On 18 October 2022, he was elected Joint Secretary of the BCCI and a member of the Apex Council of the Premier Sports Organization of the world. During his tenure as Secretary of BCCI, he participated in several administrative initiatives under the leadership of Jay Shah.

== Role at Guwahati Sports Association (GSA) ==
On 6 May 2023, Saikia was elected General Secretary of the Guwahati Sports Association (GSA). In this role, he oversaw the drafting and adoption of a revised constitution to introduce organisational reforms. Within two months, the new constitution was implemented, after which the existing body resigned and a new one was elected under the updated framework, with Saikia retaining his position for a four-year term.

In the early months of his tenure, Saikia helped introduce age-group football tournaments aimed at supporting youth development in Guwahati. The GSA launched the Youth and Kids League for players in the Under-7, Under-9, Under-11, Under-13, Under-15 and Under-17 categories. The association also separated club teams from office teams in the GSA league and restructured the league into A, B and C divisions, replacing the earlier Super League format.
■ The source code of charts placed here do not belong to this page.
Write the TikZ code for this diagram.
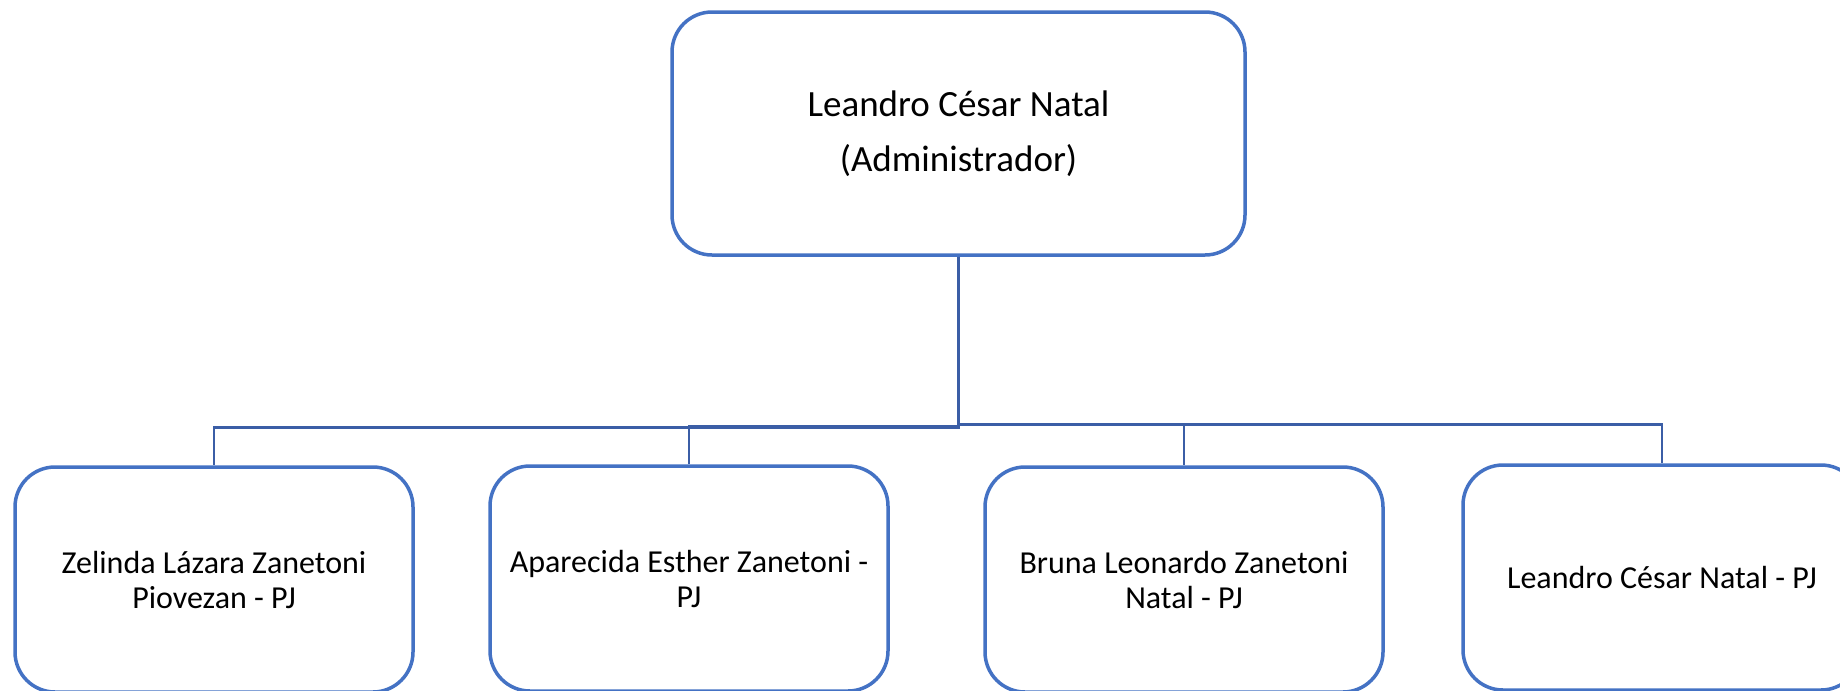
\documentclass[tikz,border=0pt]{standalone}
\usepackage{fontspec}
\setmainfont{Carlito}
\definecolor{boxblue}{HTML}{4472C4}
\definecolor{linkblue}{HTML}{3B5EA6}
\tikzset{
  topbox/.style={draw=boxblue, line width=3.5pt, rounded corners=40pt, fill=white,
    minimum width=573pt, minimum height=243pt, inner sep=0pt, align=center,
    font=\fontsize{37}{55}\selectfont},
  childbox/.style={draw=boxblue, line width=3.5pt, rounded corners=40pt, fill=white,
    minimum width=398pt, minimum height=225pt, inner sep=0pt, align=center,
    font=\fontsize{32}{35}\selectfont},
  link/.style={draw=linkblue, line width=2.6pt}
}
\begin{document}
\begin{tikzpicture}[x=1pt,y=-1pt]
\useasboundingbox (0,0) rectangle (1840,691);
\clip (0,0) rectangle (1840,691);
\node[topbox] (top) at (958.5,133.5) {Leandro César Natal\\(Administrador)};
\node[childbox] (c1) at (214,579.5) {Zelinda Lázara Zanetoni\\Piovezan - PJ};
\node[childbox] (c2) at (689,578.5) {Aparecida Esther Zanetoni -\\PJ};
\node[childbox] (c3) at (1184,579.5) {Bruna Leonardo Zanetoni\\Natal - PJ};
\node[childbox] (c4) at (1662,577.5) {Leandro César Natal - PJ};
\draw[link] (top.south) -- ++(0,170.5) -| (c1.north);
\draw[link] (top.south) -- ++(0,169.5) -| (c2.north);
\draw[link] (top.south) -- ++(0,168) -| (c3.north);
\draw[link] (top.south) -- ++(0,168) -| (c4.north);
\end{tikzpicture}
\end{document}
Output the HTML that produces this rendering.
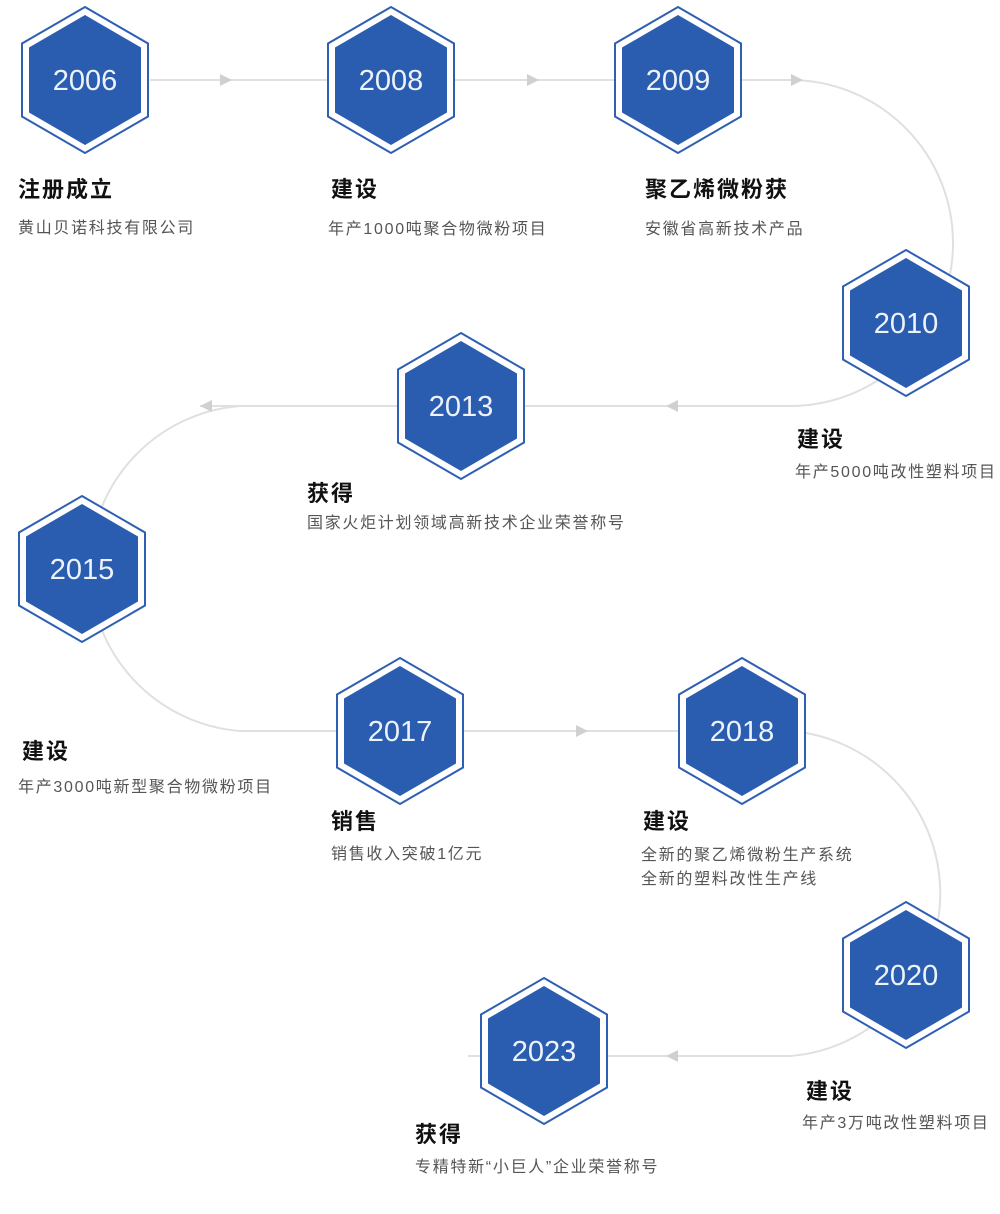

He also contributed to the introduction of the Guwahati Premier Football League, a tournament designed to enhance competitive football among local clubs and institutions, which drew significant attendance at Judges' Field in its inaugural year.

On 27 September, Saikia announced that the iconic Bordoloi Trophy football tournament would be revamped and held in a new format from January 2025. The planned three-month event is expected to include more than 5,600 players representing 284 clubs from across Assam.

== Other activities ==
Saikia has undertaken several long-distance motorcycle journeys both within India and abroad, including Route 66 in the United States (2024), Spiti Valley (2023), Ladakh (2016), Southern Thailand, and parts of France (1998).

He has also completed high-altitude treks, including Everest Base Camp (2019), Annapurna Base Camp (2022), Dzongri (2015), and Sandakpu (2001).

In 2017, he undertook an expedition to the North Pole.

On 14 October 2025, Saikia delivered a TEDx Talks at TEDx Royal Global University, discussing his journey in cricket.